Figura 3 – Exame radiográfico de abdômen de um felino com litíases em vesícula urinária. Note a presença de inúmeras estruturas radiopacas em região hipogástrica, correspondendo a urólitos de oxalato de cálcio. Foto: Arquivo pessoal do autor.
Um dos fatores mais importantes em sua prevenção e tratamento é a diluição urinária (prevenindo, com isso, a supersaturação urinária), aliado a outros fatores como manutenção de um pH urinário ideal para a espécie e redução da cristalúria.
Defeitos anatômicos (como o divertículo de bexiga), predisposição individual e racial também devem ser levados em consideração, além de anormalidades metabólicas. Persas e Ragdolls são mais predispostos ao desenvolvimento de urolitíases de oxalato de cálcio; e cerca de 1/3 dos animais com recidiva de litíases de oxalato de cálcio possuem hipercalcemia idiopática.
Figura 4 – Urólitos do animal da figura 3, removidos após cistotomia. A análise do cálculo evidenciou composição de oxalato de cálcio. Foto: Arquivo pessoal do autor.
Cistites bacterianas
Enquanto nos cães as cistites bacterianas correspondem à principal causa de doença urinária inferior, nos gatos esta causa é pouco frequente, correspondendo a menos de 10% da casuística entre os processos não obstrutivos.
Fatores como alta densidade urinária, pH urinário ácido e alta concentração de ureia geram um microambiente que dificulta o crescimento bacteriano vesical em gatos, diminuindo, com isso, as enfermidades urinárias de origem infecciosa. A alteração de um ou mais fatores deste microambiente suscetibilizam o gato ao desenvolvimento de cistite bacteriana.
Este quadro é comum em pacientes nefropatas, diabéticos, hipertiroideos ou que fazem uso de corticoides. Pacientes uretrostomizados ou que tiveram sondagem uretral recente também são grandes candidatos ao seu desenvolvimento.
Sendo assim, sua prevalência está ligada principalmente a fatores de base que reduzam a densidade urinária, e que causem perda de mecanismos naturais de impedimento de ascendência bacteriana (como nos animais penectomizados) ou por causas iatrogênicas (sondagem uretral).

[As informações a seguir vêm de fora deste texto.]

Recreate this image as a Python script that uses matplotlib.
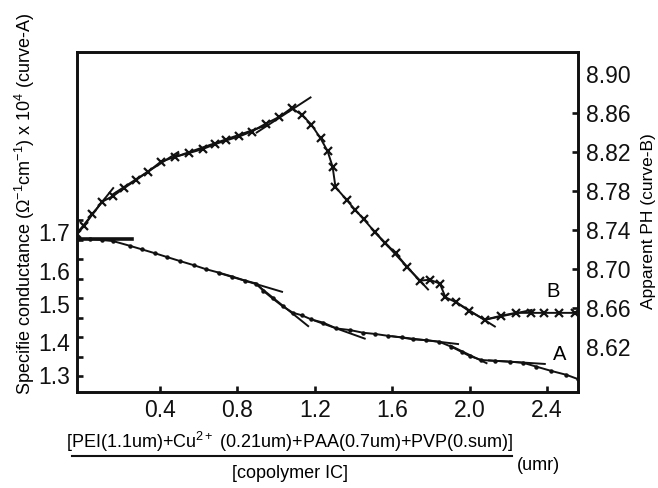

A análise de sedimento urinário evidencia piúria e bacteriúria, sendo a avaliação de cultura e antibiograma da urina fundamentais para o delineamento da terapêutica.
Defeitos anatômicos
As anormalidades anatômicas são pouco associadas a enfermidades urinárias inferiores, e mais comumente observadas em animais jovens (menores que um ano). Divertículo de bexiga e persistência do úraco são alguns exemplos. Exames de imagem simples ou contrastados facilitam o diagnóstico definitivo.
Neoplasias
São raras em gatos, correspondendo a menos de 2% da casuística das DTUIF, mesmo em gatos idosos. O tipo de maior ocorrência é o carcinoma de células de transição (59%), seguido por outros tumores de origem epitelial (17%), pólipos (11%) e linfoma (2%).
Conclusão
Independente da causa, as doenças do trato urinário inferior dos felinos são caracterizadas por manifestações clínicas similares, como hematúria, polaciúria, disúria e periúria. Entre os agentes causais, a mais frequente é a cistite idiopática felina, seguida pelas urolitíases.